De maneira completamente diferente será experimentada a fome pelos membros de uma coletividade unida por vínculos materiais objetivos (batalhão de soldados, operários reunidos no interior da usina, trabalhadores numa grande propriedade agrícola de tipo capitalista, enfim toda uma classe social desde que nela tenha amadurecido a noção de “classe para si"). Nesse caso, dominarão na atividade mental as tonalidades do protesto ativo e seguro de si mesmo; é aí que se encontra o terreno mais favorável para um desenvolvimento nítido e ideologicamente bem formado de atividade mental. (BAKHTIN, 2002, p. 116)
A nossa inserção em grupos e movimentos que amadurecem noções fundamentais de nossa especificidade no mundo, movimentos negros, movimentos feministas, movimentos gays, associações de moradores, sindicatos, associação de pais e mestres, pastorais sociais das igrejas, grupos religiosos que refletem eticamente sua religiosidade no mundo, entre tantos outros, são espaços em que o simbólico amplia suas possibilidades interpretativas, tendo reflexos importantes na criticidade da humanidade construída em seus espaços e, reduzindo assim, os efeitos nocivos do encurtamento simbólico, do empobrecimento e da proibição da fala, melhorando nossa capacidade de opção política, de decisão eleitoral, de escolha do nosso destino comum. Quem sabe não seremos as águias comendo o figado dos nossos representantes políticos?  

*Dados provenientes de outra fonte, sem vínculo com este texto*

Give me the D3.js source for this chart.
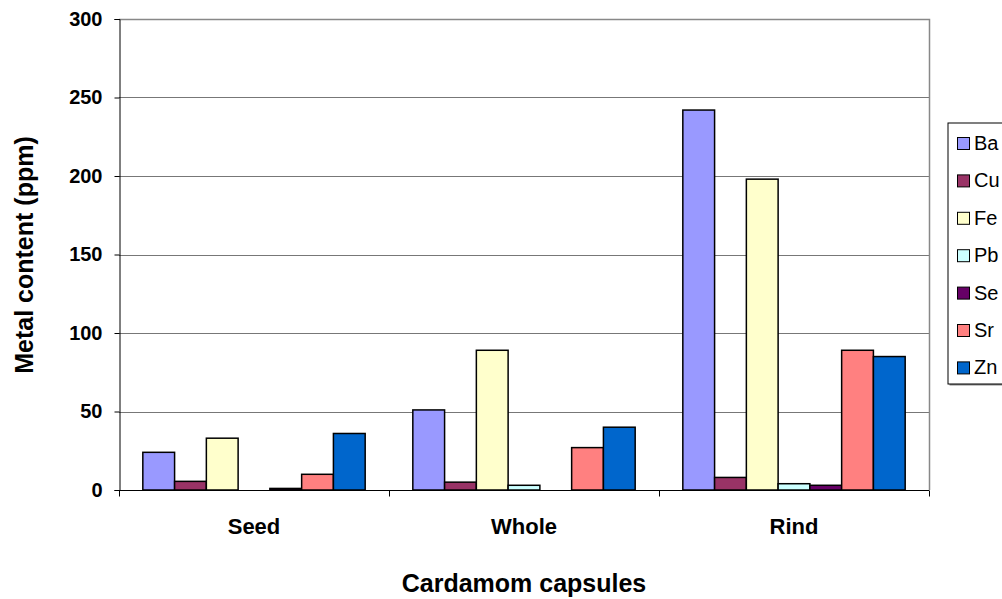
<!DOCTYPE html>
<html>
<head>
<meta charset="utf-8">
<script src="https://cdnjs.cloudflare.com/ajax/libs/d3/7.8.5/d3.min.js"></script>
<style>
  body { margin: 0; background: #fff; }
  svg { font-family: Arial, "Liberation Sans", sans-serif; }
</style>
</head>
<body>
<div id="chart"></div>
<script>
var categories = ['Seed', 'Whole', 'Rind'];
var metals = ['Ba', 'Cu', 'Fe', 'Pb', 'Se', 'Sr', 'Zn'];
var colors = ['#9999FF', '#993366', '#FFFFCC', '#CCFFFF', '#660066', '#FF8080', '#0066CC'];
var baValues = [24, 51, 242];
var cuValues = [5.5, 5, 8];
var feValues = [33, 89, 198];
var pbValues = [0, 3, 4];
var seValues = [1, 0, 3];
var srValues = [10, 27, 89];
var znValues = [36, 40, 85];
var yTicks = [0, 50, 100, 150, 200, 250, 300];

var series = [baValues, cuValues, feValues, pbValues, seValues, srValues, znValues];

var margin = { left: 119, top: 19, right: 929, bottom: 490 };

var svg = d3.select('#chart')
    .append('svg')
    .attr('width', 1002)
    .attr('height', 599);

var x0 = d3.scaleBand()
    .domain(categories)
    .range([margin.left, margin.right]);

// Excel style: gap width 150% -> cluster occupies 7 of 8.5 slots
var x1 = d3.scaleBand()
    .domain(metals)
    .range([x0.bandwidth() * 0.75 / 8.5, x0.bandwidth() * 7.75 / 8.5]);

var y = d3.scaleLinear()
    .domain([0, 300])
    .range([margin.bottom, margin.top]);

// gridlines
svg.append('g')
    .selectAll('line')
    .data(yTicks.filter(d => d > 0 && d < 300))
    .enter()
    .append('line')
    .attr('x1', margin.left)
    .attr('x2', margin.right)
    .attr('y1', d => Math.round(y(d)) + 0.5)
    .attr('y2', d => Math.round(y(d)) + 0.5)
    .style('stroke', '#777')
    .style('stroke-width', 1);

// plot border (top and right)
svg.append('path')
    .attr('d', 'M' + margin.left + ',' + (margin.top + 0.5) + 'H' + (margin.right + 0.5) + 'V' + margin.bottom)
    .style('fill', 'none')
    .style('stroke', '#888')
    .style('stroke-width', 1.5);

// bars
var rows = [];
categories.forEach(function(c, i) {
    metals.forEach(function(m, j) {
        rows.push({ cat: c, metal: m, value: series[j][i], color: colors[j] });
    });
});

svg.append('g')
    .selectAll('rect')
    .data(rows.filter(d => d.value > 0))
    .enter()
    .append('rect')
    .attr('x', d => x0(d.cat) + x1(d.metal))
    .attr('y', d => y(d.value))
    .attr('width', x1.bandwidth())
    .attr('height', d => y(0) - y(d.value))
    .style('fill', d => d.color)
    .style('stroke', '#000')
    .style('stroke-width', 1.5);

// y axis
var yAxis = svg.append('g')
    .attr('transform', 'translate(' + (margin.left + 0.5) + ',0)')
    .call(d3.axisLeft(y).tickValues(yTicks).tickSize(5).tickPadding(12));
yAxis.select('.domain').style('stroke', '#000');
yAxis.selectAll('.tick line').style('stroke', '#000');
yAxis.selectAll('text')
    .style('font-size', '20px')
    .style('font-weight', 'bold')
    .style('fill', '#000');

// x axis
var xAxis = svg.append('g')
    .attr('transform', 'translate(0,' + (margin.bottom + 0.5) + ')');
xAxis.append('line')
    .attr('x1', margin.left)
    .attr('x2', margin.right)
    .style('stroke', '#000');
xAxis.selectAll('.sep')
    .data(categories.concat(['end']))
    .enter()
    .append('line')
    .attr('class', 'sep')
    .attr('x1', (d, i) => Math.round(margin.left + i * x0.step()) + 0.5)
    .attr('x2', (d, i) => Math.round(margin.left + i * x0.step()) + 0.5)
    .attr('y1', 0)
    .attr('y2', 6)
    .style('stroke', '#000');
xAxis.selectAll('text')
    .data(categories)
    .enter()
    .append('text')
    .text(d => d)
    .attr('x', d => x0(d) + x0.bandwidth() / 2)
    .attr('y', 43)
    .style('font-size', '22px')
    .style('font-weight', 'bold')
    .style('text-anchor', 'middle');

// axis titles
svg.append('text')
    .text('Cardamom capsules')
    .attr('x', 524)
    .attr('y', 592)
    .style('font-size', '25px')
    .style('font-weight', 'bold')
    .style('text-anchor', 'middle');

svg.append('text')
    .text('Metal content (ppm)')
    .attr('transform', 'translate(33,255) rotate(-90)')
    .style('font-size', '25px')
    .style('font-weight', 'bold')
    .style('text-anchor', 'middle');

// legend
var legend = svg.append('g').attr('transform', 'translate(948,123)');
legend.append('rect')
    .attr('x', 1.5)
    .attr('y', 1.5)
    .attr('width', 80)
    .attr('height', 261)
    .style('fill', '#888');
legend.append('rect')
    .attr('x', 0)
    .attr('y', 0)
    .attr('width', 80)
    .attr('height', 261)
    .style('fill', '#fff')
    .style('stroke', '#000')
    .style('stroke-width', 1);

var item = legend.selectAll('.item')
    .data(metals)
    .enter()
    .append('g')
    .attr('class', 'item')
    .attr('transform', (d, i) => 'translate(0,' + (20 + i * 37.4) + ')');
item.append('rect')
    .attr('x', 9.5)
    .attr('y', -5.5)
    .attr('width', 12)
    .attr('height', 12)
    .style('fill', (d, i) => colors[i])
    .style('stroke', '#000')
    .style('stroke-width', 1);
item.append('text')
    .text(d => d)
    .attr('x', 26)
    .attr('y', 7)
    .style('font-size', '20px');
</script>
</body>
</html>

Joselito do Zé, da Nair, do Rafael, de Ana Lúcia, de Tantas Gentes falando e de Jesus, o Emanuel.

Com o auxílio de:

BAKHTIN, M. (VOLOCHINOV). Marxismo e filosofia da linguagem. Trad. M. Lahud, Y. F. Vieira. 9. ed. São Paulo: Hucitec/Annablume, 2002.

BÍBLIA SAGRADA. Eclesiástico 15, 9.

FREIRE, Paulo. Pedagogia da autonomia: saberes necessários à prática educativa. 24. ed. São Paulo: Paz e Terra, 2002

SOUZA, Aurélio. A psicanálise convida o suicida a falar. Biaggio Talento. Jornal A Tarde. Salvador, p. A6 11 set. 2016.